Le 3 septembre 1982, à 21 h 30, en plein centre de Palerme, un commando de huit tueurs armés de mitraillettes Kalashnikov et de pistolets calibre 38 abattent le général et sa jeune épouse, Emanuela Setti Carraro, 32 ans, à travers les vitres de leur petite Autobianchi A 112. L'agent de police Domenico Russo qui les escorte à bord d'une Alfetta 2 000 est grièvement blessé. Il mourra à l'hôpital quelques jours après sans reprendre connaissance.

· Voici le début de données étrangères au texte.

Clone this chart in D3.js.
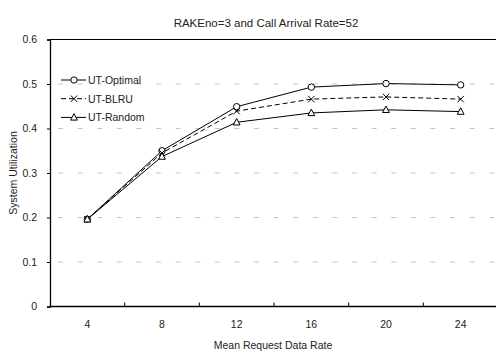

Le commando fuit à bord de deux voitures. Les témoins de l'attentat sont nombreux — c'est un samedi soir —, mais la plupart refusent de parler, soit par peur, soit par omertà (loi du silence). Les assassins brûleront plus tard leurs deux autos dans un faubourg pour ne laisser aucune empreinte. La police ne retrouvera qu'une moto de grosse cylindrée ayant appartenu à l'un des tueurs. Maigre butin.

Pouvoirs

Dalla Chiesa se savait menacé. Mais, s'il acceptait les risques inhérents à sa mission, il n'avait de cesse de réclamer au gouvernement, à Rome, davantage de moyens et de pouvoirs pour combattre efficacement la mafia, non seulement à Palerme et en Sicile, mais aussi dans l'Italie entière. Ces moyens et ces pouvoirs, son successeur — désigné moins de 48 heures après son assassinat — les obtiendra à sa place.

Il s'agit d'Emanuele De Francesco, 61 ans, policier de formation, directeur depuis juillet 1981 des services de renseignements chargés de la sécurité intérieure (Sisde). Il est nommé préfet de Palerme et haut-commissaire pour la lutte antimafia avec toute latitude, par exemple, pour exiger une levée de secret bancaire ou faire procéder à des écoutes téléphoniques.

Antimafia

Dans la foulée, le Parlement adopte une loi antimafia qui va dans le même sens et inscrit deux nouveaux délits dans le Code pénal italien, l'association mafieuse et la concurrence illicite exercée à travers la menace et la violence. L'ancienne loi en la matière était ridiculement désuète puisqu'elle assimilait le mafioso à un vagabond...

Toutes ces mesures sont largement approuvées par l'opinion. Mais les polémiques soulevées par la mort de Dalla Chiesa ne s'apaisent pas pour autant. Le propre fils du général met directement en cause certaines personnalités de la démocratie-chrétienne sicilienne, et l'évêque de Palerme lui-même, Mgr Pappalardo, dénonce en chaire le jour des obsèques les « lenteurs et incertitudes » des autorités, avant de s'exclamer : « Tandis qu'à Rome on palabre, Sagonte (ville d'Espagne prise par les Carthaginois) tombe... Aujourd'hui, Sagonte, c'est Palerme. Ô notre pauvre Palerme ! »

Indicateur

L'enquête semble faire un grand pas en avant le 5 octobre : un commis agricole de 36 ans, Nicola Alvaro, est arrêté. Puis trois autres membres présumés du commando tombent à leur tour dans les filets de la police. Ils appartiennent au clan des Catanais. Un mystérieux indicateur — à mi-chemin entre le témoin oculaire et le mafioso repenti — les accuse avec force. Mais, deux mois plus tard, les magistrats s'aperçoivent que c'est un affabulateur. La mafia l'avait-elle mandaté pour brouiller les pistes ?

Voilà donc un exemple des difficultés auxquelles se heurte la justice italienne, assaillie, il est vrai, par un nombre considérable d'affaires délicates. Mais il y en a d'autres...

Le 12 septembre, le juge Gentile chargé du dossier sur l'attentat de Bologne (85 morts en août 1980) lance cinq mandats d'arrêt contre des extrémistes de droite. Parmi eux, un Français et un Allemand. Sont-ils coupables ? Apparemment non, puisque ni Paris ni Bonn n'envisagent leur extradition. Deux Italiens — fichés comme néonazis et réfugiés en Amérique latine — font l'objet, eux, d'une tentative d'enlèvement en Bolivie de la part des services secrets italiens en accord avec le gouvernement de La Paz. L'un d'eux, Pier Luigi Pagliai, meurt des suites de ses blessures, à peine rapatrié à Rome. L'autre, Stefano Delle Chiaie, le plus dangereux, parvient à s'échapper. L'opération se solde donc par un échec. Quant au juge Gentile, il est muté dans une autre ville. L'instruction reprendra à zéro.